The "CALL"...Save the world or "Train them up?"

It popped back off the screen at me as I responded to a woman’s comment of my web site.  She was from my wife’s Sunday school class some 50 years ago and had agreed to critique my web site.  She liked the site.  It was inspirational, actually.  But it saddened her.  Her husband, now a grandfather, did not apply his many gifts to being a father.  Often didn’t seem interested.  In fact, she said, sadly, she would not have been able to get her husband to read such a book. “It’s a guy thing, I guess,” said she, remorsefull.

 

I’d like to share my response.   Please consider the last line.  I have too many such stories from close friends in ministry and missions.  If you know of the Bob Pierce syndrome, that’s what we’re talking about.   Save the world, lose the child…forever.

 

“My great fear is that your husband is like more of the husbands out there than not. No, it's not a guy thing. Hoping this won’t seem intrusive and rude,  I am seeing this (I've been there) as disobedience to biblical standards. Lots of guys, otherwise called fathers some of the time, spend their days earning a living for their families, sometimes providing more than is necessary.  On top of that, we men are prone to fulfill our drive toward significance, but too often at the cost of our families.
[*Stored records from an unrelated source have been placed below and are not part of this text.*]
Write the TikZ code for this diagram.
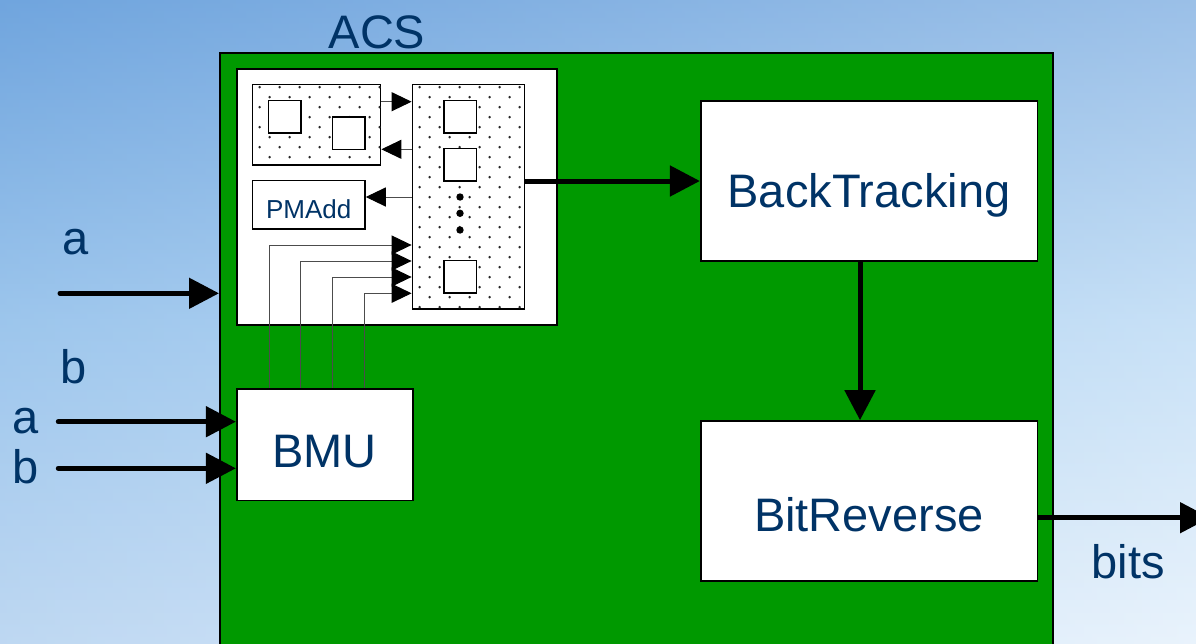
\documentclass[tikz,border=0pt]{standalone}
\usepackage{fontspec}
\setmainfont{Liberation Sans}
\usetikzlibrary{arrows.meta,calc}

\definecolor{acsgreen}{RGB}{0,153,0}
\definecolor{labelblue}{RGB}{0,51,102}
\definecolor{skytop}{RGB}{112,165,222}
\definecolor{skymid}{RGB}{176,212,243}
\definecolor{skybot}{RGB}{224,238,251}

% stipple a rectangular node with a staggered grid of small dots
\newcommand\stipple[1]{%
  \begin{scope}
    \clip (#1.north west) rectangle (#1.south east);
    \foreach \r in {0,...,23}{
      \foreach \c in {0,...,6}{
        \fill[black!85] ($(#1.north west)+({8+mod(\r,2)*10+20*\c},{3.5+10*\r})$) circle (1.35pt);
      }
    }
  \end{scope}}

\begin{document}
\begin{tikzpicture}[x=1pt,y=-1pt,
  big/.style={font=\fontsize{47}{56}\selectfont, text=labelblue},
  small/.style={font=\fontsize{26}{30}\selectfont, text=labelblue},
  box/.style={draw=black, line width=1.6pt, fill=white, inner sep=0pt, rectangle},
  cell/.style={draw=black, line width=1.5pt, fill=white, inner sep=0pt, minimum width=32.5pt, minimum height=32.5pt},
  thick arrow/.style={line width=5pt, -{Triangle[length=30pt,width=30pt]}},
  thin arrow/.style={line width=1pt, draw=black!70, -{Triangle[length=20pt,width=19pt,color=black]}}
]
\useasboundingbox (0,0) rectangle (1196,643);
\clip (0,0) rectangle (1196,643);

% sky background
\shade[top color=skytop, bottom color=skybot, middle color=skymid] (0,0) rectangle (1196,643);
\shade[left color=skytop, right color=white, opacity=0.3] (0,0) rectangle (1196,643);

% ACS block
\node[box, fill=acsgreen, line width=2pt, minimum width=833pt, minimum height=620pt] (acs) at (636.5,363) {};
\node[big, anchor=base] (acslabel) at (377,48) {ACS};

% inner add-compare-select unit
\node[box, minimum width=320pt, minimum height=256pt] (inner) at (396.7,197.2) {};
\node[box, line width=1.4pt, minimum width=128.4pt, minimum height=80.7pt] (mem) at (316.5,124.7) {};
\node[box, line width=1.4pt, minimum width=112.4pt, minimum height=224.7pt] (pe) at (468.5,196.7) {};
\stipple{mem}
\stipple{pe}
\node[cell] (m1) at (284.5,116.8) {};
\node[cell] (m2) at (348.6,133) {};
\node[cell] (p1) at (460.3,116.8) {};
\node[cell] (p2) at (460.3,164.8) {};
\node[cell] (p3) at (460.3,276.8) {};
\fill (460,197) circle (3.7pt) (460,213.3) circle (3.7pt) (460,230) circle (3.7pt);
\node[box, line width=1.4pt, small, minimum width=112.7pt, minimum height=48.3pt, text height=30pt, text depth=3pt] (pmadd) at (308.7,204.8) {PMAdd};

% branch metric unit
\node[box, big, minimum width=176pt, minimum height=111.7pt, text height=50pt, text depth=5pt] (bmu) at (324.7,444.8) {BMU};

% back tracking and bit reversal
\node[box, big, minimum width=336.6pt, minimum height=160pt, text height=60pt, text depth=6.6pt] (bt) at (869,181) {BackTracking};
\node[box, big, minimum width=336.6pt, minimum height=160pt, text height=66pt, text depth=4.6pt] (br) at (869,501) {BitReverse};

% internal links
\draw[thin arrow] (mem.east |- 0,101.7) -- (pe.west |- 0,101.7);
\draw[thin arrow] (pe.west |- 0,149.3) -- (mem.east |- 0,149.3);
\draw[thin arrow] (pe.west |- 0,197) -- (pmadd.east |- 0,197);
\draw[thin arrow] (bmu.north -| 269,0) |- (pe.west |- 0,245);
\draw[thin arrow] (bmu.north -| 300.3,0) |- (pe.west |- 0,261);
\draw[thin arrow] (bmu.north -| 332.3,0) |- (pe.west |- 0,277);
\draw[thin arrow] (bmu.north -| 364.7,0) |- (pe.west |- 0,293.3);

% data path
\draw[thick arrow] (pe.east |- bt.west) -- (bt.west);
\draw[thick arrow] (bt.south -| 860,0) -- (br.north -| 860,0);
\coordinate (out) at (1210,517.7);
\draw[thick arrow] (br.east |- out) -- (out);

% inputs
\coordinate (ina) at (60,293.3);
\coordinate (inba) at (58.3,421.7);
\coordinate (inbb) at (58.3,468.3);
\draw[thick arrow, line cap=round] (ina) -- (acs.west |- ina);
\draw[thick arrow, line cap=round] (inba) -- (bmu.west |- inba);
\draw[thick arrow, line cap=round] (inbb) -- (bmu.west |- inbb);

% signal labels
\node[big, anchor=base] (la1) at (75.8,254.3) {a};
\node[big, anchor=base] (lb1) at (73.8,383.3) {b};
\node[big, anchor=base] (la2) at (25.8,433.3) {a};
\node[big, anchor=base] (lb2) at (25.5,483.3) {b};
\node[big, anchor=base] (lbits) at (1128.3,578.3) {bits};
\end{tikzpicture}
\end{document}
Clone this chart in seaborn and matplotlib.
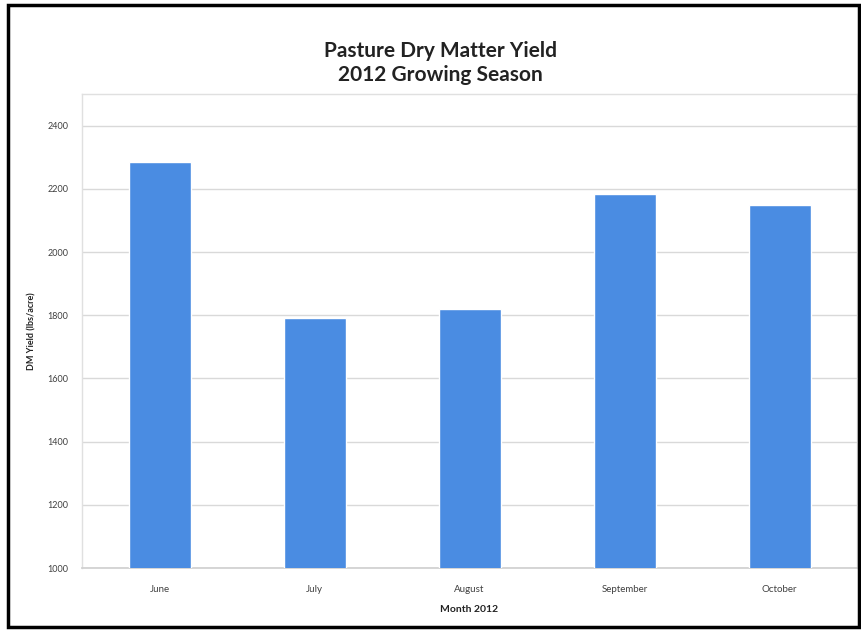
import matplotlib
matplotlib.use("Agg")
import matplotlib.pyplot as plt
import seaborn as sns
import pandas as pd
from matplotlib.patches import Rectangle

months = ["June", "July", "August", "September", "October"]
yields = [2285, 1790, 1820, 2185, 2150]
yticks = [1000, 1200, 1400, 1600, 1800, 2000, 2200, 2400]

df = pd.DataFrame({"Month": months, "Yield": yields})

sns.set_theme(style="white")
plt.rcParams['font.family'] = ['Lato', 'DejaVu Sans']

fig = plt.figure(figsize=(8.61, 6.31), dpi=100)
ax = fig.add_axes([82/861, 1-568/631, (857-82)/861, (568-94)/631])

sns.barplot(data=df, x="Month", y="Yield", color="#4A8CE2", width=0.4,
            saturation=1, ax=ax, zorder=3)

ax.set_ylim(1000, 2500)
ax.set_yticks(yticks)
ax.set_yticklabels([str(t) for t in yticks], fontsize=6.5, color="#404040")
ax.set_xlim(-0.5, 4.5)
ax.tick_params(axis="x", labelsize=7, colors="#404040", length=0, pad=12)
ax.tick_params(axis="y", length=0, pad=10)
ax.yaxis.grid(True, color="#d9d9d9", linewidth=1, zorder=0)
ax.set_axisbelow(True)
for s in ["left", "top", "right"]:
    ax.spines[s].set_color("#e0e0e0")
    ax.spines[s].set_linewidth(1)
ax.spines["bottom"].set_color("#d0d0d0")
ax.set_xlabel("Month 2012", fontsize=7.5, fontweight="bold", color="#222222", labelpad=8)
ax.set_ylabel("DM Yield (lbs/acre)", fontsize=6.5, fontweight="bold", color="#222222", labelpad=8)

fig.text(440/861, 1-63/631, "Pasture Dry Matter Yield\n2012 Growing Season",
         ha="center", va="center", fontsize=15, fontweight="bold",
         color="#222222", linespacing=1.25)

fig.patches.append(Rectangle((8/861, 4/631), (859-8)/861, (626-4)/631,
                             transform=fig.transFigure, fill=False,
                             edgecolor="black", linewidth=2.5))

fig.savefig("out.png", dpi=100)
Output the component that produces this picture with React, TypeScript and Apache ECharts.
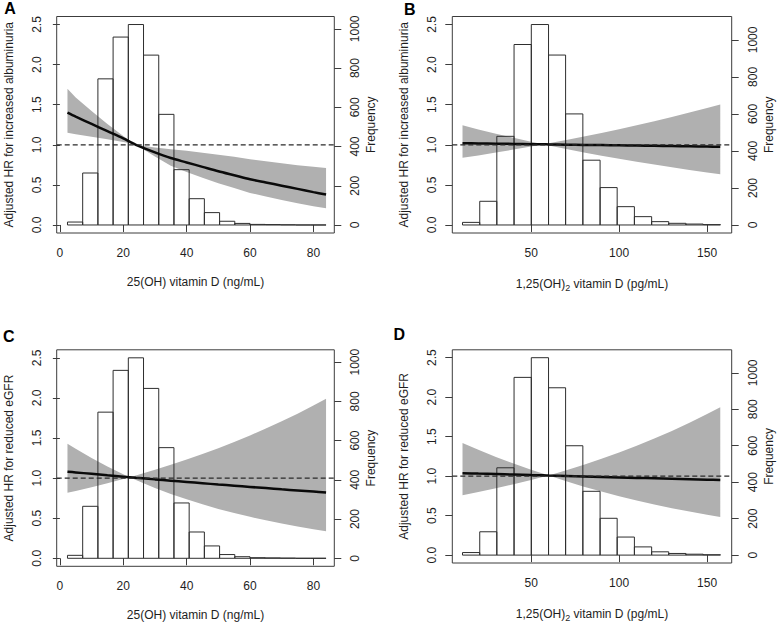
import React, { useEffect, useRef } from "react";
import * as echarts from "echarts";

// ---------- data ----------
// histogram bin edges and counts
const bins25 = [2.4, 7.2, 12.0, 16.8, 21.6, 26.4, 31.2, 36.0, 40.8, 45.6, 50.4, 55.2, 60.0, 64.8, 69.6, 74.4, 79.2, 84.0];
const freq25 = [15, 265, 745, 958, 1022, 866, 564, 282, 134, 63, 19, 8, 3, 2, 1, 0, 0];
const bins125 = [11, 20.8, 30.5, 40.3, 50.1, 59.9, 69.6, 79.4, 89.2, 98.9, 108.7, 118.5, 128.2, 138.0, 147.8, 157.6];
const freq125 = [14, 128, 479, 975, 1083, 918, 600, 350, 202, 99, 45, 18, 9, 5, 2];

// spline x positions
const x25 = [2.4, 5, 10, 15, 20, 22, 24, 30, 35, 40, 45, 50, 55, 60, 65, 70, 75, 80, 84];
const x125 = [11, 20, 30, 40, 50, 57, 60, 70, 80, 90, 100, 110, 120, 130, 140, 150, 157.5];

// A: 25(OH)D vs increased albuminuria
const hrA = [1.40, 1.35, 1.26, 1.17, 1.08, 1.04, 1.00, 0.905, 0.835, 0.78, 0.725, 0.67, 0.62, 0.57, 0.53, 0.49, 0.45, 0.41, 0.38];
const upA = [1.70, 1.59, 1.42, 1.26, 1.11, 1.055, 1.00, 0.965, 0.945, 0.925, 0.90, 0.875, 0.85, 0.82, 0.795, 0.77, 0.745, 0.725, 0.71];
const loA = [1.15, 1.13, 1.10, 1.07, 1.035, 1.02, 1.00, 0.855, 0.74, 0.66, 0.59, 0.52, 0.46, 0.40, 0.355, 0.31, 0.27, 0.235, 0.21];

// B: 1,25(OH)2D vs increased albuminuria
const hrB = [1.020, 1.017, 1.014, 1.011, 1.008, 1.006, 1.005, 1.002, 0.999, 0.996, 0.993, 0.990, 0.987, 0.984, 0.981, 0.978, 0.975];
const upB = [1.243, 1.192, 1.139, 1.088, 1.039, 1.006, 1.018, 1.060, 1.103, 1.148, 1.195, 1.243, 1.294, 1.347, 1.402, 1.459, 1.502];
const loB = [0.837, 0.868, 0.903, 0.940, 0.978, 1.006, 0.992, 0.948, 0.905, 0.864, 0.825, 0.788, 0.753, 0.719, 0.687, 0.656, 0.633];

// C: 25(OH)D vs reduced eGFR
const hrC = [1.080, 1.071, 1.053, 1.035, 1.018, 1.011, 1.004, 0.984, 0.968, 0.952, 0.936, 0.920, 0.905, 0.890, 0.875, 0.860, 0.846, 0.832, 0.820];
const upC = [1.429, 1.365, 1.250, 1.144, 1.047, 1.011, 1.033, 1.103, 1.165, 1.231, 1.300, 1.373, 1.450, 1.532, 1.618, 1.708, 1.804, 1.906, 1.991];
const loC = [0.816, 0.840, 0.886, 0.937, 0.989, 1.011, 0.976, 0.878, 0.803, 0.736, 0.673, 0.616, 0.564, 0.517, 0.473, 0.433, 0.396, 0.363, 0.338];

// D: 1,25(OH)2D vs reduced eGFR
const hrD = [1.038, 1.032, 1.026, 1.020, 1.014, 1.010, 1.008, 1.002, 0.996, 0.990, 0.984, 0.978, 0.973, 0.967, 0.961, 0.955, 0.951];
const upD = [1.419, 1.333, 1.243, 1.159, 1.081, 1.029, 1.008, 1.074, 1.145, 1.220, 1.300, 1.385, 1.476, 1.573, 1.676, 1.786, 1.873];
const loD = [0.759, 0.800, 0.848, 0.898, 0.951, 0.991, 1.008, 0.935, 0.867, 0.804, 0.745, 0.691, 0.641, 0.594, 0.551, 0.511, 0.483];

// axis ticks
const ticks25 = [0, 20, 40, 60, 80];
const ticks125 = [50, 100, 150];
const hrTicks = [0, 0.5, 1.0, 1.5, 2.0, 2.5];
const freqTicks = [0, 200, 400, 600, 800, 1000];
const refHR = 1;

const yTitleAlb = "Adjusted HR for increased albuminuria";
const yTitleGfr = "Adjusted HR for reduced eGFR";
const xTitle25 = "25(OH) vitamin D (ng/mL)";
const xTitle125 = "1,25(OH){sub|2} vitamin D (pg/mL)";

// ---------- styles ----------
const FONT = "'Liberation Sans', Arial, Helvetica, sans-serif";
const TXT = "#1e1e1e";
const AXC = "#3c3c3c";
const BAND = "#b0b0b0";

type Panel = {
  letter: string; lx: number; ly: number;
  left: number; top: number; width: number; height: number;
  xMin: number; xMax: number; xTicks: number[];
  bins: number[]; freq: number[];
  xs: number[]; hr: number[]; up: number[]; lo: number[];
  yTitle: string; xTitle: string;
};

const panels: Panel[] = [
  { letter: "A", lx: 10, ly: 0, left: 56.7, top: 16.5, width: 277.6, height: 216.5, xMin: -1.0, xMax: 86.6, xTicks: ticks25,
    bins: bins25, freq: freq25, xs: x25, hr: hrA, up: upA, lo: loA, yTitle: yTitleAlb, xTitle: xTitle25 },
  { letter: "B", lx: 409.7, ly: 1, left: 452.3, top: 16.5, width: 279.4, height: 216.5, xMin: 5.2, xMax: 164, xTicks: ticks125,
    bins: bins125, freq: freq125, xs: x125, hr: hrB, up: upB, lo: loB, yTitle: yTitleAlb, xTitle: xTitle125 },
  { letter: "C", lx: 8.8, ly: 328, left: 56.7, top: 349.8, width: 277.6, height: 216.5, xMin: -1.0, xMax: 86.6, xTicks: ticks25,
    bins: bins25, freq: freq25, xs: x25, hr: hrC, up: upC, lo: loC, yTitle: yTitleGfr, xTitle: xTitle25 },
  { letter: "D", lx: 399.3, ly: 326, left: 452.3, top: 349.8, width: 279.4, height: 216.5, xMin: 5.2, xMax: 164, xTicks: ticks125,
    bins: bins125, freq: freq125, xs: x125, hr: hrD, up: upD, lo: loD, yTitle: yTitleGfr, xTitle: xTitle125 },
];

const Y_MIN = -0.1;
const Y_MAX = 2.6;

function buildOption() {
  const grid: any[] = [];
  const xAxis: any[] = [];
  const yAxis: any[] = [];
  const series: any[] = [];
  const graphic: any[] = [];
  const labelStyle = { color: TXT, fontSize: 12, fontFamily: FONT };

  panels.forEach((p, i) => {
    const k = Math.max(...p.freq) / 2.5; // histogram scaled so its tallest bar reaches 2.5
    grid.push({ left: p.left, top: p.top, width: p.width, height: p.height, show: true, borderColor: AXC, borderWidth: 1, backgroundColor: "transparent" });
    xAxis.push({
      type: "value", gridIndex: i, min: p.xMin, max: p.xMax, position: "bottom",
      splitLine: { show: false }, axisLine: { show: false },
      axisTick: { show: true, length: 7, lineStyle: { color: AXC, width: 1 }, customValues: p.xTicks },
      axisLabel: { ...labelStyle, margin: 14, customValues: p.xTicks, formatter: (v: number) => String(v) },
      name: p.xTitle, nameLocation: "middle", nameGap: 43,
      nameTextStyle: { ...labelStyle, rich: { sub: { fontSize: 9, color: TXT, fontFamily: FONT, padding: [7, 0, 0, 0] } } },
    });
    yAxis.push({
      type: "value", gridIndex: i, min: Y_MIN, max: Y_MAX, position: "left",
      splitLine: { show: false }, axisLine: { show: false },
      axisTick: { show: true, length: 7, lineStyle: { color: AXC, width: 1 }, customValues: hrTicks },
      axisLabel: { ...labelStyle, rotate: 90, margin: 14, customValues: hrTicks, formatter: (v: number) => v.toFixed(1) },
      name: p.yTitle, nameLocation: "middle", nameGap: 42, nameRotate: 90, nameTextStyle: labelStyle,
    });
    yAxis.push({
      type: "value", gridIndex: i, min: Y_MIN * k, max: Y_MAX * k, position: "right",
      splitLine: { show: false }, axisLine: { show: false },
      axisTick: { show: true, length: 7, lineStyle: { color: AXC, width: 1 }, customValues: freqTicks },
      axisLabel: { ...labelStyle, rotate: 90, margin: 15, customValues: freqTicks, formatter: (v: number) => String(v) },
      name: "Frequency", nameLocation: "middle", nameGap: 31, nameRotate: 90, nameTextStyle: labelStyle,
    });

    // confidence band
    series.push({
      type: "custom", xAxisIndex: i, yAxisIndex: 2 * i, z: 1, silent: true,
      data: [[p.xs[0], p.hr[0]]],
      renderItem: (_params: any, api: any) => {
        const pts: number[][] = [];
        for (let j = 0; j < p.xs.length; j++) pts.push(api.coord([p.xs[j], p.up[j]]));
        for (let j = p.xs.length - 1; j >= 0; j--) pts.push(api.coord([p.xs[j], p.lo[j]]));
        return { type: "polygon", shape: { points: pts }, style: { fill: BAND, stroke: "none" } };
      },
    });
    // histogram (outlined bars)
    series.push({
      type: "custom", xAxisIndex: i, yAxisIndex: 2 * i + 1, z: 2, silent: true,
      dimensions: ["x0", "x1", "n"],
      encode: { x: [0, 1], y: 2 },
      data: p.freq.map((n, j) => [p.bins[j], p.bins[j + 1], n]),
      renderItem: (_params: any, api: any) => {
        const a = api.coord([api.value(0), 0]);
        const b = api.coord([api.value(1), api.value(2)]);
        return {
          type: "rect",
          shape: { x: a[0], y: b[1], width: b[0] - a[0], height: a[1] - b[1] },
          style: { fill: "none", stroke: "#2e2e2e", lineWidth: 1 },
        };
      },
    });
    // HR curve
    series.push({
      type: "line", xAxisIndex: i, yAxisIndex: 2 * i, z: 3, silent: true,
      data: p.xs.map((x, j) => [x, p.hr[j]]),
      showSymbol: false, smooth: 0.3,
      lineStyle: { color: "#0a0a0a", width: 2.5 },
    });
    // reference line at HR = 1
    series.push({
      type: "line", xAxisIndex: i, yAxisIndex: 2 * i, z: 4, silent: true,
      data: [[p.xMin, refHR], [p.xMax, refHR]],
      showSymbol: false,
      lineStyle: { color: "#2a2a2a", width: 1.2, type: [5, 3] },
    });

    graphic.push({
      type: "text", x: p.lx, y: p.ly,
      style: { text: p.letter, font: `bold 16px ${FONT}`, fill: "#000", align: "center", verticalAlign: "top" },
    });
  });

  return { animation: false, backgroundColor: "#fff", grid, xAxis, yAxis, series, graphic };
}

export default function App() {
  const ref = useRef<HTMLDivElement>(null);
  useEffect(() => {
    if (!ref.current) return;
    const chart = echarts.init(ref.current, null, { renderer: "svg" });
    chart.setOption(buildOption() as any);
    return () => chart.dispose();
  }, []);
  return <div ref={ref} style={{ position: "fixed", left: 0, top: 0, width: 777, height: 623 }} />;
}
Believe me, it happens as much, maybe more, in men saving the world in the name of Jesus.”

 

So, as legacy dads your intuition whispers assurance that you are not like that at all.  Once again, and this comes from personal unpleasant exposure to friends in ministry:  those with a drive to do God’s will at any price are too often the ones who include their children on the price tag. 

 

It would take us hours and pages to invade the scriptures to support either side of this issue—follow “the call” or “train up the children in the way they should go.”  Sure, you CAN do both.  But on which side do you compromise when real life demands it?  

 

My next best friend, college classmate and football team mate, founder of one of the great mission agencies of today, got nudged from top spot by my son-in-law—a great story we talk about in our co-authoring site and book.  He “lost” two of his three sons to saving the Muslim world; they are proud, highly educated, angry pagans today.  One or the other?  No, but choices must be made—daily along the way to significance for the Kingdom and significance to the legacy.   

 

Is it possible your “call,” Legacy Dad,  is the only one God can’t find someone else to fulfill…being the father your sons and daughters joyfully emulate as they walk with God down life’s rugged road and even more joyfully repeat for their children, generation after generation?